Like I said, I can't play poker - but I can hit a Kentucky Derby winning longshot at 50-1. I shit you not. Case in point: Mine That Bird. 5-2-09.

{Oh, and I did watch the last several sets of the Men's final at Wimbledon this year. Rooted for Roddick. I've never watched tennis before but it was freakin' awesome.}

*I don't like swimming pools. Not really. I abhor above ground ones - most people that get them cannot afford in-ground ones, and their backyards are all too freakin' small to have that kind of monstrosity in it anyway. I can think of at least five pools in the town where I live that absolutely dwarf their yards into postage stamps with the addition of pools. And no, your deck all the way around it doesn't make it any better. Contemptible and silly.
In-ground pools are nice, but come on - people pee in those too.

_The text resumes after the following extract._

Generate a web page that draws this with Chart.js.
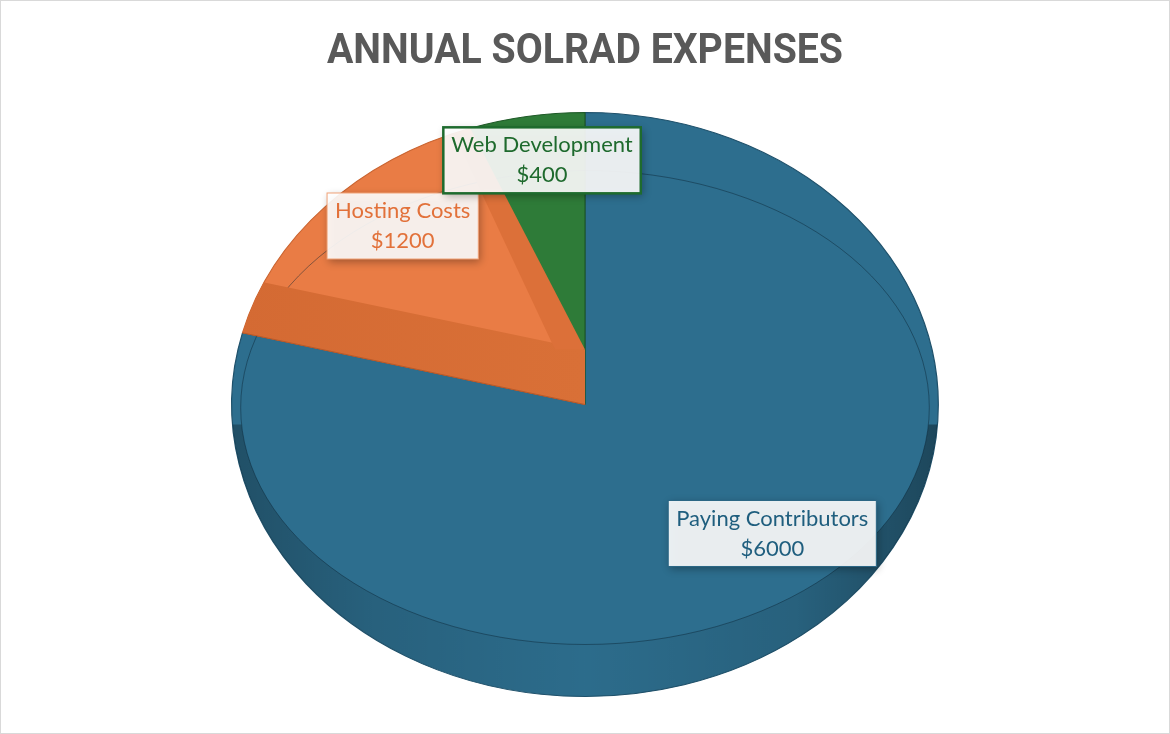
<!DOCTYPE html>
<html lang="en">
<head>
    <meta charset="UTF-8">
    <meta name="viewport" content="width=device-width, initial-scale=1.0">
    <title>Annual Solrad Expenses</title>
    <style>
        body {
            margin: 0;
            background: #fff;
        }
        .chart-box {
            width: 1170px;
            height: 734px;
            box-sizing: border-box;
            border: 1px solid #d9d9d9;
        }
    </style>
</head>
<body>
<div class="chart-box">
    <canvas id="expensesChart"></canvas>
</div>

<script src="https://cdn.jsdelivr.net/npm/chart.js"></script>
<script>
    // Expense data
    const categories = ['Paying Contributors', 'Hosting Costs', 'Web Development'];
    const expenses = [6000, 1200, 400];
    const chartTitle = 'ANNUAL SOLRAD EXPENSES';

    // Styles
    const sliceColors = ['#2d6e8e', '#e97c45', '#2e7b38'];
    const edgeColors = ['#1f516b', '#c9632f', '#1f5a28'];
    const textColors = ['#1f5e7e', '#e2713a', '#1e6a2d'];
    const boxBorders = ['#2a6685', '#f0a277', '#1e6b2e'];
    const boxBorderWidths = [1, 1, 2.5];
    const labelRadius = [0.69, 0.80, 0.845];
    const labelTurn = [-12.3, 7.2, 1.2];   // degrees
    const aspect = 1.21;   // tilted pie: width / height
    const bevel = 55;      // height of the rim band
    const titleWidth = 516; // narrow title look

    const labelFont = '22px Lato, "Noto Sans", sans-serif';

    // Squash the round pie into a tilted ellipse and add rim shading
    const tiltPie = {
        id: 'tiltPie',
        beforeDatasetsDraw(chart) {
            const arc = chart.getDatasetMeta(0).data[0];
            const ctx = chart.ctx;
            ctx.save();
            ctx.translate(arc.x, 0);
            ctx.scale(aspect, 1);
            ctx.translate(-arc.x, 0);
        },
        afterDatasetsDraw(chart) {
            const ctx = chart.ctx;
            ctx.restore();

            const arcs = chart.getDatasetMeta(0).data;
            const cx = arcs[0].x, cy = arcs[0].y, r = arcs[0].outerRadius;
            const rx = r * aspect, ry = r;
            const pt = (a, f, dy) => [cx + Math.cos(a) * rx * f, cy + Math.sin(a) * ry * f + (dy || 0)];

            ctx.save();
            ctx.beginPath();
            ctx.ellipse(cx, cy, rx, ry, 0, 0, Math.PI * 2);
            ctx.clip();

            // darker rim on the front
            ctx.save();
            ctx.beginPath();
            ctx.rect(cx - rx - 2, cy + 20, rx * 2 + 4, ry);
            ctx.clip();
            ctx.beginPath();
            ctx.ellipse(cx, cy, rx, ry, 0, 0, Math.PI * 2);
            ctx.moveTo(cx + rx - 9, cy + 3);
            ctx.ellipse(cx, cy + 3, rx - 9, ry - bevel, 0, 0, Math.PI * 2);
            const g = ctx.createLinearGradient(cx - rx, 0, cx + rx, 0);
            g.addColorStop(0, 'rgba(0,0,0,0.28)');
            g.addColorStop(0.2, 'rgba(0,0,0,0.12)');
            g.addColorStop(0.5, 'rgba(0,0,0,0.02)');
            g.addColorStop(0.8, 'rgba(0,0,0,0.12)');
            g.addColorStop(1, 'rgba(0,0,0,0.36)');
            ctx.fillStyle = g;
            ctx.fill('evenodd');
            ctx.restore();

            // bevel line
            ctx.beginPath();
            ctx.ellipse(cx, cy + 3, rx - 9, ry - bevel, 0, 0, Math.PI * 2);
            ctx.strokeStyle = 'rgba(10,35,50,0.45)';
            ctx.lineWidth = 1;
            ctx.stroke();

            // raised wall of the hosting slice
            const hosting = arcs[1];
            const a0 = hosting.startAngle, a1 = hosting.endAngle;
            ctx.beginPath();
            ctx.moveTo(cx, cy);
            ctx.lineTo(...pt(a0, 1.05, 0));
            ctx.lineTo(...pt(a0, 1.05, -bevel));
            ctx.lineTo(cx, cy - bevel);
            ctx.closePath();
            const bg = ctx.createLinearGradient(cx - rx, 0, cx, 0);
            bg.addColorStop(0, '#d46a33');
            bg.addColorStop(1, '#d97037');
            ctx.fillStyle = bg;
            ctx.fill();
            ctx.beginPath();
            ctx.moveTo(cx, cy);
            ctx.lineTo(...pt(a0, 1.05, 0));
            ctx.strokeStyle = '#b85a2a';
            ctx.stroke();

            // side strip next to web development
            ctx.beginPath();
            ctx.moveTo(cx, cy - bevel);
            ctx.lineTo(...pt(a1, 1, 0));
            ctx.lineTo(...pt(a1 - 0.05, 1, 0));
            ctx.lineTo(cx - 30, cy - bevel);
            ctx.closePath();
            ctx.fillStyle = '#dc7039';
            ctx.fill();

            ctx.restore();
        },
        afterDraw(chart) {
            const ctx = chart.ctx;
            const arcs = chart.getDatasetMeta(0).data;
            const cx = arcs[0].x, cy = arcs[0].y, r = arcs[0].outerRadius;
            const rx = r * aspect, ry = r;
            const lineH = 30;

            // title, narrowed
            ctx.save();
            ctx.font = 'bold 43px Roboto, "Noto Sans", sans-serif';
            ctx.fillStyle = '#595959';
            ctx.textAlign = 'center';
            ctx.textBaseline = 'alphabetic';
            const tw = ctx.measureText(chartTitle).width;
            ctx.translate(chart.width / 2, 62);
            ctx.scale(Math.min(1, titleWidth / tw), 1);
            ctx.fillText(chartTitle, 0, 0);
            ctx.restore();

            // data labels
            ctx.save();
            ctx.font = labelFont;
            arcs.forEach((arc, i) => {
                const mid = (arc.startAngle + arc.endAngle) / 2 + labelTurn[i] * Math.PI / 180;
                const x = cx + Math.cos(mid) * rx * labelRadius[i];
                const y = cy + Math.sin(mid) * ry * labelRadius[i];
                const lines = [categories[i], '$' + expenses[i]];
                const w = Math.max(...lines.map(t => ctx.measureText(t).width)) + 16;
                const h = lineH * 2 + 6;

                ctx.save();
                ctx.shadowColor = 'rgba(0,0,0,0.35)';
                ctx.shadowBlur = 8;
                ctx.shadowOffsetX = 2;
                ctx.shadowOffsetY = 3;
                ctx.fillStyle = 'rgba(255,255,255,0.9)';
                ctx.fillRect(x - w / 2, y - h / 2, w, h);
                ctx.restore();

                ctx.lineWidth = boxBorderWidths[i];
                ctx.strokeStyle = boxBorders[i];
                ctx.strokeRect(x - w / 2, y - h / 2, w, h);

                ctx.fillStyle = textColors[i];
                ctx.textAlign = 'center';
                ctx.textBaseline = 'middle';
                ctx.fillText(lines[0], x, y - lineH / 2);
                ctx.fillText(lines[1], x, y + lineH / 2);
            });
            ctx.restore();
        }
    };

    const ctx = document.getElementById('expensesChart').getContext('2d');
    const expensesChart = new Chart(ctx, {
        type: 'pie',
        data: {
            labels: categories,
            datasets: [{
                label: 'Expenses',
                data: expenses,
                backgroundColor: sliceColors,
                borderColor: edgeColors,
                borderWidth: 1,
                clip: false
            }]
        },
        options: {
            responsive: true,
            maintainAspectRatio: false,
            animation: false,
            layout: {
                padding: { top: 111, bottom: 36 }
            },
            plugins: {
                legend: { display: false },
                tooltip: { enabled: false },
                title: { display: false }
            }
        },
        plugins: [tiltPie]
    });
</script>
</body>
</html>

*I like rain. Thunderstorms are cool. Snow is swell. Most precipitation is okay in my book. Except maybe ice balls. I can do without falling ice of any kind. But rain? I find it quite soothing. Granted, we've had a real boatload (no pun intended) of it this summer, but generally I like a nice rainy day. And thunderstorms are amazing.
You can keep the high winds though. Gotta draw the line somewhere.

*The older I get the more I appreciate life. I don't think this is some great revelation on my part. It's a shared sentiment all over the world.
But I've also gained more sarcasm than I will ever be able to use in one lifetime.
So thanks for letting me get rid of some.